# [Given exercise]
Without the pictures, return all of the material exactly as written.

# [Input material]
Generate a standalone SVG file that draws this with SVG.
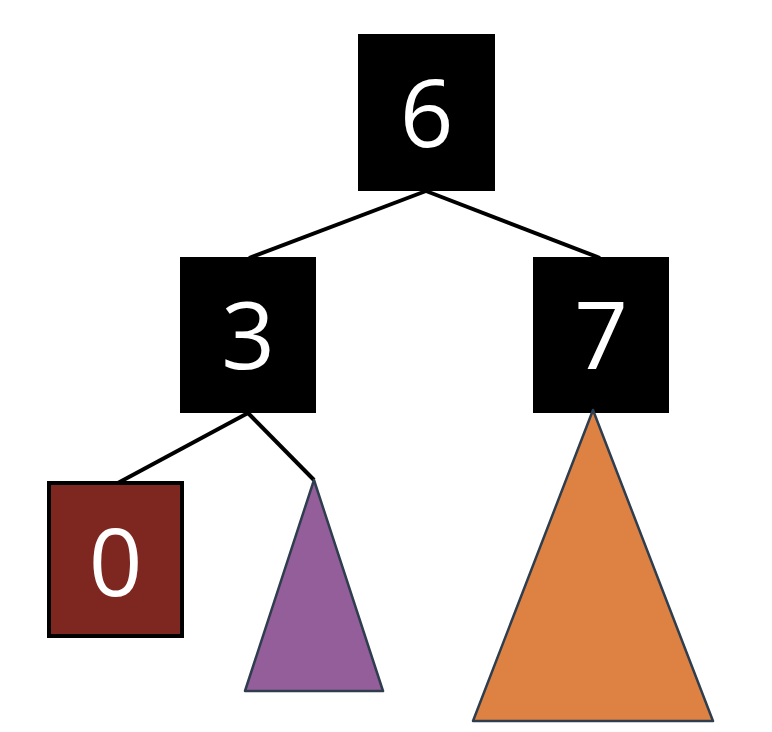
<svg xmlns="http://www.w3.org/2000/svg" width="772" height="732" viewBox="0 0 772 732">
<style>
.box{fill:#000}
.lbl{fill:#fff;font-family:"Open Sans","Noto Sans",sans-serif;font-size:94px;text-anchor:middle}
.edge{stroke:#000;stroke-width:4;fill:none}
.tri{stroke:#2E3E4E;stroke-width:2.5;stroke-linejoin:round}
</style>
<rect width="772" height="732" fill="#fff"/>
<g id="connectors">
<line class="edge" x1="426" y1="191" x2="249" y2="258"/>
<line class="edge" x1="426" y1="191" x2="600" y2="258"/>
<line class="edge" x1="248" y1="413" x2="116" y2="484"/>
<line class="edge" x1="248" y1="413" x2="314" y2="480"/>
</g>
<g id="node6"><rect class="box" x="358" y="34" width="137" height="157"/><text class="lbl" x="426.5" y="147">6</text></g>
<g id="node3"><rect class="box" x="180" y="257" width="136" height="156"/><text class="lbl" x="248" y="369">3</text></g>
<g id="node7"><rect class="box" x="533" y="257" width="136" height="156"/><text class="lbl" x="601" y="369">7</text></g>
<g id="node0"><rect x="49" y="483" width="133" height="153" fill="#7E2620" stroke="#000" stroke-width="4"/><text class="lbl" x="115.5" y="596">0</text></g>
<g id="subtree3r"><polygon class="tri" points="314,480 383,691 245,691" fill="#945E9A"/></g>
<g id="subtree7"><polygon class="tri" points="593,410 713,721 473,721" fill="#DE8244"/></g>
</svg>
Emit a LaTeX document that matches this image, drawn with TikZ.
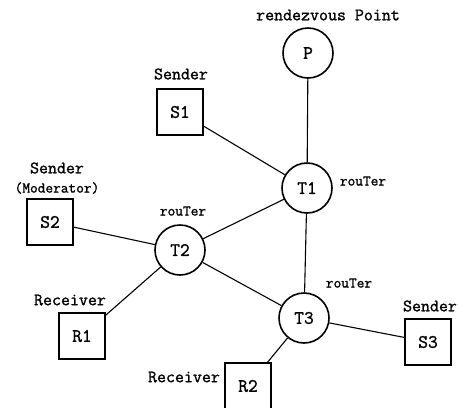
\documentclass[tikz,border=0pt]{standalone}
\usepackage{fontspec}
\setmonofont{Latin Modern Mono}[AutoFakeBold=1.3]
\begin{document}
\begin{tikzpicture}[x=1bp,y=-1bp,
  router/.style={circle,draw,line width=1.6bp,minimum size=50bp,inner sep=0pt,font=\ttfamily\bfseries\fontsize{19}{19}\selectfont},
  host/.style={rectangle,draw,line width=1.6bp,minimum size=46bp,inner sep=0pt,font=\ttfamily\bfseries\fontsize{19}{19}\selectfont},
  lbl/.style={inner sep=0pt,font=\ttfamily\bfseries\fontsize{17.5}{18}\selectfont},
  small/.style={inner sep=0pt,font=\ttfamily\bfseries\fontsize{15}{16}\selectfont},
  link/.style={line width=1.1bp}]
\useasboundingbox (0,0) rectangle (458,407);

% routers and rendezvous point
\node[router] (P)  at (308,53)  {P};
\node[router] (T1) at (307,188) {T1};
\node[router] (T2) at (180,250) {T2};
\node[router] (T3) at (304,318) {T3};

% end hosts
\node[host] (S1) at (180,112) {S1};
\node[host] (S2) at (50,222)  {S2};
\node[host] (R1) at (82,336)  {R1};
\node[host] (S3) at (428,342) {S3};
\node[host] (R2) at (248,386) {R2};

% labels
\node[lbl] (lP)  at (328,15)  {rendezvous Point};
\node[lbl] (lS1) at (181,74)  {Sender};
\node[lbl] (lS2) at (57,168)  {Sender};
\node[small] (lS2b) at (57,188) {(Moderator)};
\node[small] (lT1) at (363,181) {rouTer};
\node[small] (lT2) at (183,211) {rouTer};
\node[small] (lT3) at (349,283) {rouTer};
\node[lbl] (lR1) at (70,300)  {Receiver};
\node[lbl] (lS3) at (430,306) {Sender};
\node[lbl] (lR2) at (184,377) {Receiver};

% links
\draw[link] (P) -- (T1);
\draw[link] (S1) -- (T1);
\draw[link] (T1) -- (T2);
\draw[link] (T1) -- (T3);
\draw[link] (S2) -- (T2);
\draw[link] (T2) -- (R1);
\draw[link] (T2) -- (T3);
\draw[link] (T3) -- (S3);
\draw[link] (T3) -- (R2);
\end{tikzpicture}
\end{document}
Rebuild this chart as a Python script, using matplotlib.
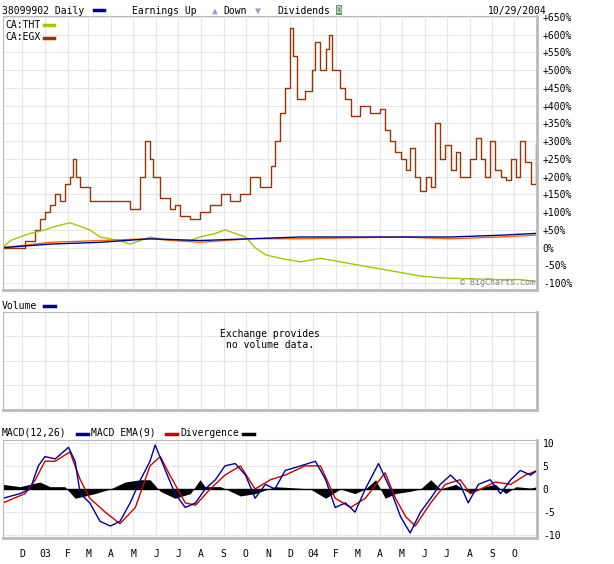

# [Solution to this exercise]
Generate a standalone SVG file that draws this with SVG.
<svg xmlns="http://www.w3.org/2000/svg" width="772" height="732" viewBox="0 0 772 732">
<style>
.box{fill:#000}
.lbl{fill:#fff;font-family:"Open Sans","Noto Sans",sans-serif;font-size:94px;text-anchor:middle}
.edge{stroke:#000;stroke-width:4;fill:none}
.tri{stroke:#2E3E4E;stroke-width:2.5;stroke-linejoin:round}
</style>
<rect width="772" height="732" fill="#fff"/>
<g id="connectors">
<line class="edge" x1="426" y1="191" x2="249" y2="258"/>
<line class="edge" x1="426" y1="191" x2="600" y2="258"/>
<line class="edge" x1="248" y1="413" x2="116" y2="484"/>
<line class="edge" x1="248" y1="413" x2="314" y2="480"/>
</g>
<g id="node6"><rect class="box" x="358" y="34" width="137" height="157"/><text class="lbl" x="426.5" y="147">6</text></g>
<g id="node3"><rect class="box" x="180" y="257" width="136" height="156"/><text class="lbl" x="248" y="369">3</text></g>
<g id="node7"><rect class="box" x="533" y="257" width="136" height="156"/><text class="lbl" x="601" y="369">7</text></g>
<g id="node0"><rect x="49" y="483" width="133" height="153" fill="#7E2620" stroke="#000" stroke-width="4"/><text class="lbl" x="115.5" y="596">0</text></g>
<g id="subtree3r"><polygon class="tri" points="314,480 383,691 245,691" fill="#945E9A"/></g>
<g id="subtree7"><polygon class="tri" points="593,410 713,721 473,721" fill="#DE8244"/></g>
</svg>
Emit a LaTeX document that matches this image, drawn with TikZ.
\documentclass[tikz,border=0pt]{standalone}
\usepackage{fontspec}
\setmonofont{Latin Modern Mono}[AutoFakeBold=1.3]
\begin{document}
\begin{tikzpicture}[x=1bp,y=-1bp,
  router/.style={circle,draw,line width=1.6bp,minimum size=50bp,inner sep=0pt,font=\ttfamily\bfseries\fontsize{19}{19}\selectfont},
  host/.style={rectangle,draw,line width=1.6bp,minimum size=46bp,inner sep=0pt,font=\ttfamily\bfseries\fontsize{19}{19}\selectfont},
  lbl/.style={inner sep=0pt,font=\ttfamily\bfseries\fontsize{17.5}{18}\selectfont},
  small/.style={inner sep=0pt,font=\ttfamily\bfseries\fontsize{15}{16}\selectfont},
  link/.style={line width=1.1bp}]
\useasboundingbox (0,0) rectangle (458,407);

% routers and rendezvous point
\node[router] (P)  at (308,53)  {P};
\node[router] (T1) at (307,188) {T1};
\node[router] (T2) at (180,250) {T2};
\node[router] (T3) at (304,318) {T3};

% end hosts
\node[host] (S1) at (180,112) {S1};
\node[host] (S2) at (50,222)  {S2};
\node[host] (R1) at (82,336)  {R1};
\node[host] (S3) at (428,342) {S3};
\node[host] (R2) at (248,386) {R2};

% labels
\node[lbl] (lP)  at (328,15)  {rendezvous Point};
\node[lbl] (lS1) at (181,74)  {Sender};
\node[lbl] (lS2) at (57,168)  {Sender};
\node[small] (lS2b) at (57,188) {(Moderator)};
\node[small] (lT1) at (363,181) {rouTer};
\node[small] (lT2) at (183,211) {rouTer};
\node[small] (lT3) at (349,283) {rouTer};
\node[lbl] (lR1) at (70,300)  {Receiver};
\node[lbl] (lS3) at (430,306) {Sender};
\node[lbl] (lR2) at (184,377) {Receiver};

% links
\draw[link] (P) -- (T1);
\draw[link] (S1) -- (T1);
\draw[link] (T1) -- (T2);
\draw[link] (T1) -- (T3);
\draw[link] (S2) -- (T2);
\draw[link] (T2) -- (R1);
\draw[link] (T2) -- (T3);
\draw[link] (T3) -- (S3);
\draw[link] (T3) -- (R2);
\end{tikzpicture}
\end{document}
Rebuild this chart as a Python script, using matplotlib.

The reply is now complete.